::: Raw data
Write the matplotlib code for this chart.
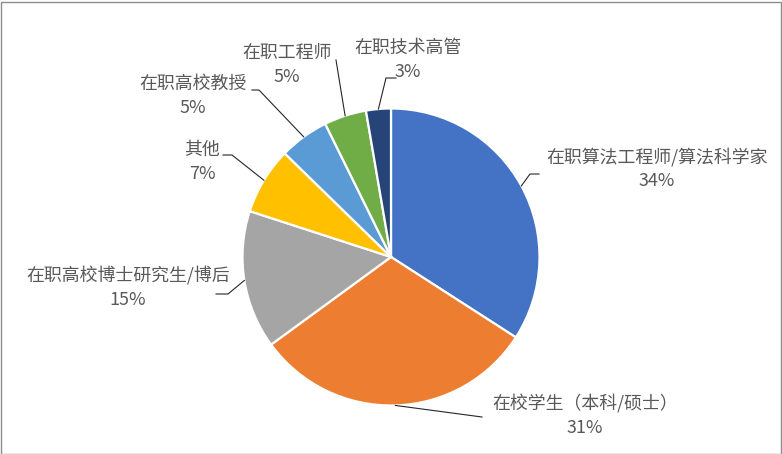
import numpy as np
import matplotlib
matplotlib.use("Agg")
import matplotlib.pyplot as plt
from matplotlib.patches import Rectangle

plt.rcParams['font.family'] = ['Noto Sans CJK SC', 'DejaVu Sans']

# data (percent of respondents)
labels = ['在职算法工程师/算法科学家', '在校学生（本科/硕士）', '在职高校博士研究生/博后',
          '其他', '在职高校教授', '在职工程师', '在职技术高管']
values = [34.1, 30.85, 15.04, 7.3, 5.4, 4.6, 2.7]
colors = ['#4472C4', '#ED7D31', '#A5A5A5', '#FFC000', '#5B9BD5', '#70AD47', '#264478']

W, H = 782, 454
CX, CY, R = 391, 257, 148.5

# label layout in pixels: text center, leader elbow, leader end
text_pos = [(657, 169), (585, 416), (128, 288), (202, 162), (193, 96), (287, 65), (408, 60)]
elbow = [(530, 174), None, (228, 294), (232, 155), (259, 90), None, (386, 78)]
lead_end = [(539, 174), (482, 417), (216, 294), (223, 155), (252, 90), (336, 60), (396, 78)]


def to_data(p):
    return ((p[0] - CX) / R, (CY - p[1]) / R)


fig = plt.figure(figsize=(W / 100, H / 100), dpi=100)
ax = fig.add_axes([(CX - R) / W, (H - CY - R) / H, 2 * R / W, 2 * R / H])

wedges, _ = ax.pie(values, colors=colors, startangle=90, counterclock=False, radius=1,
                   wedgeprops=dict(edgecolor='white', linewidth=1.6))
ax.set_xlim(-1, 1)
ax.set_ylim(-1, 1)
ax.set_aspect('equal')
ax.axis('off')

total = sum(values)
for i, w in enumerate(wedges):
    ang = np.deg2rad((w.theta1 + w.theta2) / 2)
    start = (np.cos(ang), np.sin(ang))
    pts = [start]
    if elbow[i] is not None:
        pts.append(to_data(elbow[i]))
    pts.append(to_data(lead_end[i]))
    xs, ys = zip(*pts)
    ax.plot(xs, ys, color='#262626', lw=0.8, clip_on=False)
    pct = round(values[i] / total * 100)
    tx, ty = to_data(text_pos[i])
    ax.text(tx, ty, f"{labels[i]}\n{pct}%", ha='center', va='center', multialignment='center',
            fontsize=12.9, color='#595959', linespacing=1.4, clip_on=False)

fig.patches.append(Rectangle((0.5 / W, 0.5 / H), 1 - 2 / W, 1 - 2 / H, transform=fig.transFigure,
                             fill=False, edgecolor='#8c8c8c', lw=1))

fig.savefig('out.png', dpi=100, facecolor='white')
::::::
Return to the listing above and set it down exactly, leaving out its pictures.

Write the matplotlib code for this chart.
import numpy as np
import matplotlib
matplotlib.use("Agg")
import matplotlib.pyplot as plt
from matplotlib.patches import Rectangle

plt.rcParams['font.family'] = ['Noto Sans CJK SC', 'DejaVu Sans']

# data (percent of respondents)
labels = ['在职算法工程师/算法科学家', '在校学生（本科/硕士）', '在职高校博士研究生/博后',
          '其他', '在职高校教授', '在职工程师', '在职技术高管']
values = [34.1, 30.85, 15.04, 7.3, 5.4, 4.6, 2.7]
colors = ['#4472C4', '#ED7D31', '#A5A5A5', '#FFC000', '#5B9BD5', '#70AD47', '#264478']

W, H = 782, 454
CX, CY, R = 391, 257, 148.5

# label layout in pixels: text center, leader elbow, leader end
text_pos = [(657, 169), (585, 416), (128, 288), (202, 162), (193, 96), (287, 65), (408, 60)]
elbow = [(530, 174), None, (228, 294), (232, 155), (259, 90), None, (386, 78)]
lead_end = [(539, 174), (482, 417), (216, 294), (223, 155), (252, 90), (336, 60), (396, 78)]


def to_data(p):
    return ((p[0] - CX) / R, (CY - p[1]) / R)


fig = plt.figure(figsize=(W / 100, H / 100), dpi=100)
ax = fig.add_axes([(CX - R) / W, (H - CY - R) / H, 2 * R / W, 2 * R / H])

wedges, _ = ax.pie(values, colors=colors, startangle=90, counterclock=False, radius=1,
                   wedgeprops=dict(edgecolor='white', linewidth=1.6))
ax.set_xlim(-1, 1)
ax.set_ylim(-1, 1)
ax.set_aspect('equal')
ax.axis('off')

total = sum(values)
for i, w in enumerate(wedges):
    ang = np.deg2rad((w.theta1 + w.theta2) / 2)
    start = (np.cos(ang), np.sin(ang))
    pts = [start]
    if elbow[i] is not None:
        pts.append(to_data(elbow[i]))
    pts.append(to_data(lead_end[i]))
    xs, ys = zip(*pts)
    ax.plot(xs, ys, color='#262626', lw=0.8, clip_on=False)
    pct = round(values[i] / total * 100)
    tx, ty = to_data(text_pos[i])
    ax.text(tx, ty, f"{labels[i]}\n{pct}%", ha='center', va='center', multialignment='center',
            fontsize=12.9, color='#595959', linespacing=1.4, clip_on=False)

fig.patches.append(Rectangle((0.5 / W, 0.5 / H), 1 - 2 / W, 1 - 2 / H, transform=fig.transFigure,
                             fill=False, edgecolor='#8c8c8c', lw=1))

fig.savefig('out.png', dpi=100, facecolor='white')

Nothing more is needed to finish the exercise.